Я решил дать ему денег, но пойти вместе с ним: боялся, что он все-таки все пропьет. «Черт, еще один день придется прогулять» – подумал я.
Несколько часов мы рыскали по всему городу в поисках лекарств, и я про себя проклинал вчерашний день и себя за свою глупость. Только к обеду мы были в больнице. Врач без обиняков сказал, что девочка очень плоха.
Иван Николаевич, бледный и растерянный, забормотал:
– Ну, идите, идите, сделайте что-нибудь. Я же принес вам… Не дай бог… не дай бог… Можно мне к ней пройти?
– Нет, нельзя.
– На одну минутку хоть. Я туда и обратно.
– Ну, хорошо, только на одну минутку. Пойдемте со мной.
Машина палата была четырехместной. Там весело болтали о чем-то выздоравливающие девочки. Маша лежала на спине с закрытыми глазами. Ее маленькие ручки были поверх одеяла, одна из них была привязана к дощечке и в нее была воткнута игла из капельницы. Дышала она часто и тяжело. Как только мы вошли, детишки притихли, и Иван Николаевич вдруг сказал, чуть не плача:
– Маша, это я, твой папа.
Неожиданно Маша открыла глаза. Они были какие-то неестественно умные, ясные и все понимающие для маленькой девочки.

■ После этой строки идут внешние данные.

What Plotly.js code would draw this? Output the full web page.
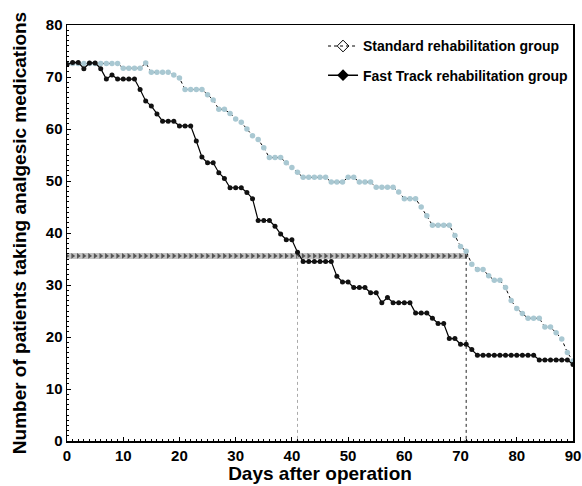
<!DOCTYPE html>
<html>
<head>
<meta charset="utf-8">
<script src="https://cdn.plot.ly/plotly-3.0.1.min.js"></script>
<style>html,body{margin:0;padding:0;background:#fff;}#chart{width:582px;height:486px;}</style>
</head>
<body>
<div id="chart"></div>
<script>
var days = [0,1,2,3,4,5,6,7,8,9,10,11,12,13,14,15,16,17,18,19,20,21,22,23,24,25,26,27,28,29,30,31,32,33,34,35,36,37,38,39,40,41,42,43,44,45,46,47,48,49,50,51,52,53,54,55,56,57,58,59,60,61,62,63,64,65,66,67,68,69,70,71,72,73,74,75,76,77,78,79,80,81,82,83,84,85,86,87,88,89,90];

var standardGroup = [72.6,72.6,72.6,72.6,72.6,72.6,72.6,72.6,72.6,72.6,
  71.7,71.7,71.7,71.7,72.7,70.9,70.9,70.9,70.9,70.4,
  69.8,67.6,67.6,67.6,67.6,66.6,65.6,63.8,63.8,63.0,
  61.9,61.3,60.0,58.7,58.0,56.4,54.5,54.5,54.5,53.5,
  52.6,51.7,50.7,50.7,50.7,50.7,50.7,49.8,49.8,49.8,
  50.7,50.7,49.8,49.8,49.8,48.8,48.8,48.8,48.8,47.9,
  46.6,46.6,46.6,45.0,43.3,41.5,41.5,41.5,41.5,39.5,
  37.4,36.5,34.0,33.0,33.0,31.8,30.9,30.9,29.5,27.0,
  25.5,24.5,23.6,23.6,23.6,21.9,21.9,20.8,19.6,17.0,
  15.4];

var fastTrackGroup = [72.4,72.8,72.8,71.6,72.7,72.7,71.6,69.6,70.4,69.6,
  69.6,69.6,69.6,67.6,65.4,64.4,62.9,61.5,61.5,61.5,
  60.6,60.6,60.6,57.7,54.6,53.5,53.5,51.6,50.5,48.7,
  48.7,48.7,47.8,46.6,42.4,42.4,42.4,41.3,39.8,38.7,
  38.7,36.3,34.5,34.5,34.5,34.5,34.5,34.5,31.7,30.6,
  30.6,29.5,29.5,29.5,28.5,28.5,26.6,27.6,26.6,26.6,
  26.6,26.6,24.6,24.6,24.6,23.6,22.6,22.6,19.7,19.7,
  18.6,18.6,17.6,16.5,16.5,16.5,16.5,16.5,16.5,16.5,
  16.5,16.5,16.5,16.5,15.6,15.6,15.6,15.6,15.6,15.6,
  14.7];

var halfLevel = 35.6;
var medianDays = [41, 71];   // Fast Track, Standard
var seriesNames = ['Standard rehabilitation group', 'Fast Track rehabilitation group'];

var halfDays = days.filter(function(d){ return d <= medianDays[1]; });
var halfVals = halfDays.map(function(){ return halfLevel; });

var FONT = '"Liberation Sans", Arial, sans-serif';

var traces = [
  {x: halfDays, y: halfVals, mode: 'lines', line: {color: '#c4c4c4', width: 6}, showlegend: false, hoverinfo: 'skip'},
  {x: halfDays, y: halfVals, mode: 'markers', marker: {symbol: 'triangle-right', size: 5, color: '#555'}, showlegend: false, hoverinfo: 'skip'},
  {x: [medianDays[0], medianDays[0]], y: [halfLevel, 0], mode: 'lines+markers',
   line: {color: '#aaaaaa', width: 1, dash: 'dot'},
   marker: {symbol: 'triangle-down', size: [0, 5], color: '#aaaaaa'}, showlegend: false, hoverinfo: 'skip'},
  {x: [medianDays[1], medianDays[1]], y: [halfLevel, 0], mode: 'lines+markers',
   line: {color: '#222', width: 1, dash: 'dot'},
   marker: {symbol: 'triangle-down', size: [0, 5], color: '#222'}, showlegend: false, hoverinfo: 'skip'},
  {x: days, y: standardGroup, mode: 'lines+markers', name: seriesNames[0],
   line: {color: '#000', width: 1, dash: 'dot'},
   marker: {symbol: 'circle', size: 5.5, color: '#a9c8d2'}, showlegend: false},
  {x: days, y: fastTrackGroup, mode: 'lines+markers', name: seriesNames[1],
   line: {color: '#000', width: 1.2},
   marker: {symbol: 'circle', size: 5, color: '#111'}, showlegend: false},
  {x: [null], y: [null], mode: 'lines+markers', name: seriesNames[0], legend: 'legend',
   line: {color: '#000', width: 1, dash: 'dot'},
   marker: {symbol: 'diamond-open', size: 9, color: '#000', line: {width: 1}}},
  {x: [null], y: [null], mode: 'lines+markers', name: seriesNames[1], legend: 'legend2',
   line: {color: '#000', width: 1.5},
   marker: {symbol: 'diamond', size: 9, color: '#000'}}
];

var axisCommon = {
  showgrid: false, zeroline: false, showline: true, linecolor: '#000', linewidth: 1.5,
  mirror: true, ticks: 'inside', ticklen: 4, tickcolor: '#000', tickwidth: 1,
  tickfont: {family: FONT, size: 15, color: '#000', weight: 'bold'},
  minor: {dtick: 1, ticks: 'inside', ticklen: 2, tickcolor: '#000', tickwidth: 1}
};

var layout = {
  width: 582, height: 486,
  margin: {l: 67, r: 9, t: 25, b: 45},
  paper_bgcolor: '#fff', plot_bgcolor: '#fff',
  font: {family: FONT, color: '#000'},
  xaxis: Object.assign({}, axisCommon, {
    range: [0, 90], dtick: 10, tick0: 0,
    title: {text: 'Days after operation', font: {family: FONT, size: 19, weight: 'bold', color: '#000'}, standoff: 4}
  }),
  yaxis: Object.assign({}, axisCommon, {
    range: [0, 80], dtick: 10, tick0: 0,
    title: {text: 'Number of patients taking analgesic medications', font: {family: FONT, size: 19, weight: 'bold', color: '#000'}, standoff: 14}
  }),
  legend: {x: 0.506, y: 0.987, xanchor: 'left', yanchor: 'top', bgcolor: 'rgba(0,0,0,0)',
    font: {family: FONT, size: 14, weight: 'bold', color: '#000'}, itemwidth: 30},
  legend2: {x: 0.506, y: 0.917, xanchor: 'left', yanchor: 'top', bgcolor: 'rgba(0,0,0,0)',
    font: {family: FONT, size: 14, weight: 'bold', color: '#000'}, itemwidth: 30},
  showlegend: true
};

Plotly.newPlot('chart', traces, layout, {displayModeBar: false, staticPlot: true});
</script>
</body>
</html>
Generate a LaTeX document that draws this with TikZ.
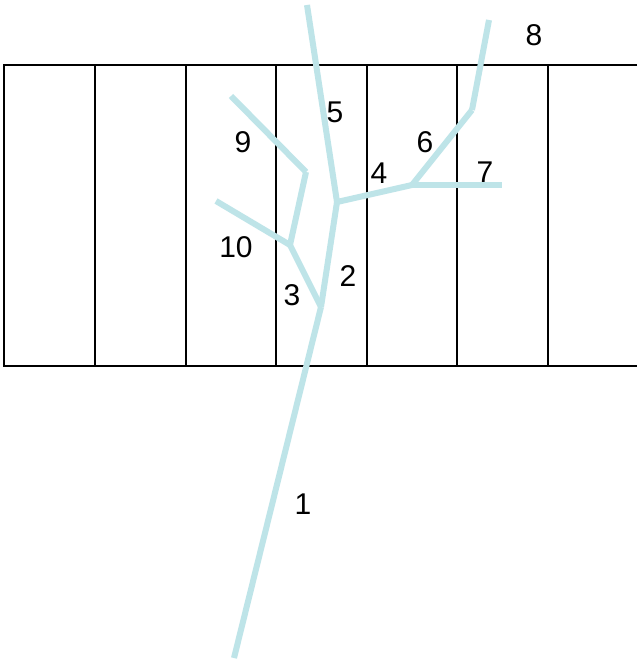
\documentclass[tikz,border=0pt]{standalone}
\usepackage{fontspec}
\setmainfont{Liberation Sans}
\definecolor{branch}{RGB}{190,228,232}
\begin{document}
\begin{tikzpicture}[x=1pt,y=-1pt,
  cell/.style={draw=black,line width=2pt},
  br/.style={draw=branch,line width=6pt,line cap=butt,line join=miter},
  lbl/.style={font=\fontsize{30}{30}\selectfont,inner sep=0pt,text=black}]
\useasboundingbox (0,0) rectangle (637,661);
\fill[white] (0,0) rectangle (637,661);
% cells
\draw[cell] (637,65) -- (4,65) -- (4,366) -- (637,366);
\foreach \x in {95,186,276,367,457,548} \draw[cell] (\x,65) -- (\x,366);
% tree points
\coordinate (root) at (234,658);
\coordinate (a) at (321,307);
\coordinate (b) at (337,202);
\coordinate (c) at (290,245);
\coordinate (d) at (306,172);
\coordinate (e9) at (231,96);
\coordinate (e10) at (216,201);
\coordinate (e5) at (307,5);
\coordinate (f) at (412,185);
\coordinate (e7) at (502,185);
\coordinate (g) at (472,110);
\coordinate (e8) at (489,20);
\draw[br] (root) -- (a);
\draw[br] (a) -- (b);
\draw[br] (a) -- (c);
\draw[br] (c) -- (d);
\draw[br] (d) -- (e9);
\draw[br] (c) -- (e10);
\draw[br] (b) -- (e5);
\draw[br] (b) -- (f);
\draw[br] (f) -- (e7);
\draw[br] (f) -- (g);
\draw[br] (g) -- (e8);
% labels
\node[lbl] (l1) at (303,504) {1};
\node[lbl] (l2) at (348,276) {2};
\node[lbl] (l3) at (292,295) {3};
\node[lbl] (l4) at (379,173) {4};
\node[lbl] (l5) at (335,112) {5};
\node[lbl] (l6) at (425,142) {6};
\node[lbl] (l7) at (485,172) {7};
\node[lbl] (l8) at (534,35) {8};
\node[lbl] (l9) at (243,142) {9};
\node[lbl] (l10) at (236,247) {10};
\end{tikzpicture}
\end{document}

– Пап, ты не волнуйся и не переживай очень, когда я умру. Я ангелочка видела, и он сказал, что у меня все будет хорошо, и я улечу с ним.
У меня по спине забегали мурашки.
– Что ты доченька, – запричитал Иван Николаевич. – Мне доктор сказал, что ты скоро выздоровеешь, а потом мы с тобой пойдем в цирк, в луна-парк, на каруселях будем кататься. Главное, ты выздоравливай, и все будет хорошо.